My father would say to climb the tallest mountain the first step up is the hardest. This I know is true.
Any road worth the time and effort to travel is always hardest with the first step. Often on the best journeys we misstep and from time to time find a new adventure just begging us to attend. Life is full of missteps and how we answer them depends greatly upon the outcome. Some missteps will become mistakes but we’ve covered those so let’s focus on the ones that begin adventures.
Missteps which lead to adventure, new people, new things and new places are also lessons. These lessons some good and some bad will aid us as much in growing as any mistake for each new adventure is ripe with opportunity and growth.
New adventures bring new things into our lives like people, food, and experiences. They are a chance to expand upon who we are and who we believed ourselves to be. Many are a chance to go beyond the physical limitations of self and brave new worlds open to our minds. Our missteps are not always bad things; they are just uncomfortable and new things. The best are when we don’t notice the misstep until much later and now you find yourself on unfamiliar ground.
I guess a misstep is all in perspective and not always a mistake as your mind might wander and believe. Those who think the world is a magical place to explore and experience will see a misstep as a new adventure and even if the journeys end teaches a hard lesson it was still a path worth taking. Those who see the world as dangerous will cower immediately upon a misstep and perhaps miss a grand new adventure.

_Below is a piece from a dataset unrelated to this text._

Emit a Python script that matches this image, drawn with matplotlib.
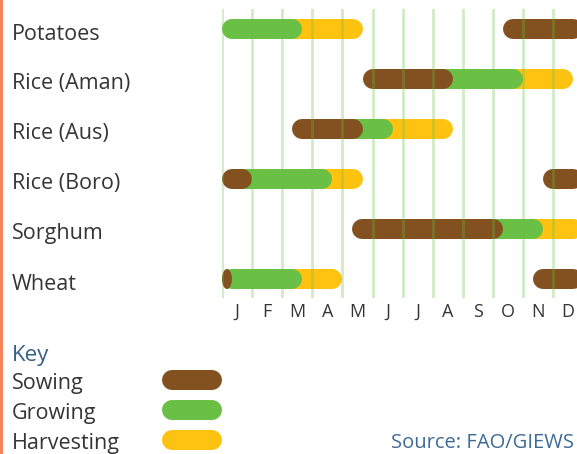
import numpy as np
import matplotlib
matplotlib.use("Agg")
import matplotlib.pyplot as plt
from matplotlib.patches import Ellipse, Rectangle

plt.rcParams["font.family"] = ["Open Sans", "DejaVu Sans"]

# data: crop rows and stage periods in months (0 = start of Jan)
crops = ["Potatoes", "Rice (Aman)", "Rice (Aus)", "Rice (Boro)", "Sorghum", "Wheat"]
months = ["J", "F", "M", "A", "M", "J", "J", "A", "S", "O", "N", "D"]
stages = ["Sowing", "Growing", "Harvesting"]

sowing = [("Potatoes", 9.33, 12), ("Rice (Aman)", 4.67, 7.67), ("Rice (Aus)", 2.33, 4.67),
          ("Rice (Boro)", 0, 1), ("Rice (Boro)", 10.67, 12), ("Sorghum", 4.33, 9.33),
          ("Wheat", 0, 0.33), ("Wheat", 10.33, 12)]
growing = [("Potatoes", 0, 2.67), ("Rice (Aman)", 7.67, 10), ("Rice (Aus)", 4.67, 5.67),
           ("Rice (Boro)", 1, 3.67), ("Sorghum", 9.33, 10.67), ("Wheat", 0.33, 2.67)]
harvesting = [("Potatoes", 2.67, 4.67), ("Rice (Aman)", 10, 11.67), ("Rice (Aus)", 5.67, 7.67),
              ("Rice (Boro)", 3.67, 4.67), ("Sorghum", 10.67, 12), ("Wheat", 2.67, 4.0)]

BROWN = "#83501f"
GREEN = "#6abf45"
YELLOW = "#fec311"
TEXT = "#353535"
colors = [BROWN, GREEN, YELLOW]

W, H = 577, 454
MONTH_PX = 30.1
BAR_PX = 20
ROW_PX = 50
BAR_PT = BAR_PX * 72 / 100
R = BAR_PX / 2 / MONTH_PX
LABEL_FS = 15.5

fig = plt.figure(figsize=(W / 100, H / 100), dpi=100)
fig.patch.set_facecolor("white")

# overlay in pixel units for labels and key
pa = fig.add_axes([0, 0, 1, 1])
pa.set_xlim(0, W)
pa.set_ylim(H, 0)
pa.axis("off")

ax = fig.add_axes([222 / W, (H - 298) / H, (W - 222) / W, (298 - 9) / H])
ax.patch.set_alpha(0)
ax.set_xlim(0, (W - 222) / MONTH_PX)
ax.set_ylim(5.38, -0.4)
for s in ax.spines.values():
    s.set_visible(False)
ax.set_yticks([])
ax.set_xticks(np.arange(12) + 0.5)
ax.set_xticklabels(months, fontsize=13, color=TEXT)
ax.tick_params(axis="x", length=0, pad=3.5)

for m in range(12):
    ax.axvline(m, color=GREEN, alpha=0.3, lw=2, zorder=5)

row_of = {c: i for i, c in enumerate(crops)}
all_segs = [sowing, growing, harvesting]


def capsule(row, start, end, color, z, prev_start=None):
    if end - start < 2 * R:
        ax.add_patch(Ellipse(((start + end) / 2, row), end - start, BAR_PX / ROW_PX,
                             color=color, lw=0, zorder=z))
        return
    if prev_start is None:
        x0 = start + R
    else:
        x0 = max(start - R, prev_start + R)
    ax.plot([x0, end - R], [row, row], color=color, lw=BAR_PT,
            solid_capstyle="round", zorder=z, clip_on=False)


for k, segs in enumerate(all_segs):
    for crop, start, end in segs:
        prev = None
        if k > 0:
            for c2, s2, e2 in all_segs[k - 1]:
                if c2 == crop and abs(e2 - start) < 0.01:
                    prev = s2
        capsule(row_of[crop], start, end, colors[k], 4 - k, prev)

for i, c in enumerate(crops):
    pa.text(12, 29 + ROW_PX * i + 10.5, c, fontsize=LABEL_FS, color=TEXT,
            va="baseline", ha="left")

# left accent bar
pa.add_patch(Rectangle((0, 0), 3, H, color="#f5845c", lw=0))

# key
pa.text(12, 361, "Key", fontsize=16, color="#365f8a", va="baseline")
for j, st in enumerate(stages):
    y = 380 + 30 * j
    pa.text(12, y + 9, st, fontsize=LABEL_FS, color=TEXT, va="baseline")
    pa.plot([172, 212], [y, y], color=colors[j], lw=BAR_PT, solid_capstyle="round")

pa.text(391, 448, "Source: FAO/GIEWS", fontsize=14.5, color="#3d6a96", va="baseline")

fig.savefig("out.png", dpi=100)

Without missteps I’d have never taken up surfing, tried to dance, dreamed of hearing, started writing, meet Sarah, or lived a life as full as I’ve lived this one I was given as a gift to live. Without my missteps my life wouldn’t have been what it is today and I wouldn’t be the person I am today. I wouldn’t retrace a single step for I am happy with who I am.
I may see the world with rose colored glasses and I stand in awe at such a creation but I will never miss an adventure. I will follow the path to conclusion and with it breathe the adventure and live my missteps. When lesson needs taught I will learn it, take a deep breath and begin my next adventure with an eye toward my next misstep. Trust me I’ve at least two thirds of a life left there will be more.
A misstep is not a mistake but merely a path you hadn’t chosen but find yourself upon.
Miscues are signs miss read and lead to many things. Often a miscue leads us upon a misstep and path less traveled. Sometimes the guide us away from that we should travel toward. But it’s something we can’t help but fall victim to from time to time as well.
The wonderful thing about a miscue is that often we’ll never know we missed the cue. So we’ll never know if it was a mistake, misstep, lesson or opportunity. These are the easiest to miss and the hardest to accept. Did we miss love because the cue was missed? Maybe we found love only to learn later we should have passed. Either way we missed a cue someplace.
I struggle with cues; perhaps because I was born deaf maybe there is a tone within a voice I miss. Perhaps it’s my perception in all things being beautiful and good. Either way I miss many cues in life as I presume we all do.
Solecism perhaps leads my greatest adventure and teaches my deepest relationships in truth. For now life continues forward at fever pace as I place one foot before the other on my journey; my adventure called life. Time past and future fast approaching with today my doorway to the adventure.
My path traveled, my eyes open, my mind free and my world ever expanding thanks to my mistakes, missteps, and miscues.
Look for your next adventure in everything, everyone and everywwhere for your mistakes, missteps and miscues may be calling you to a new adventure as well.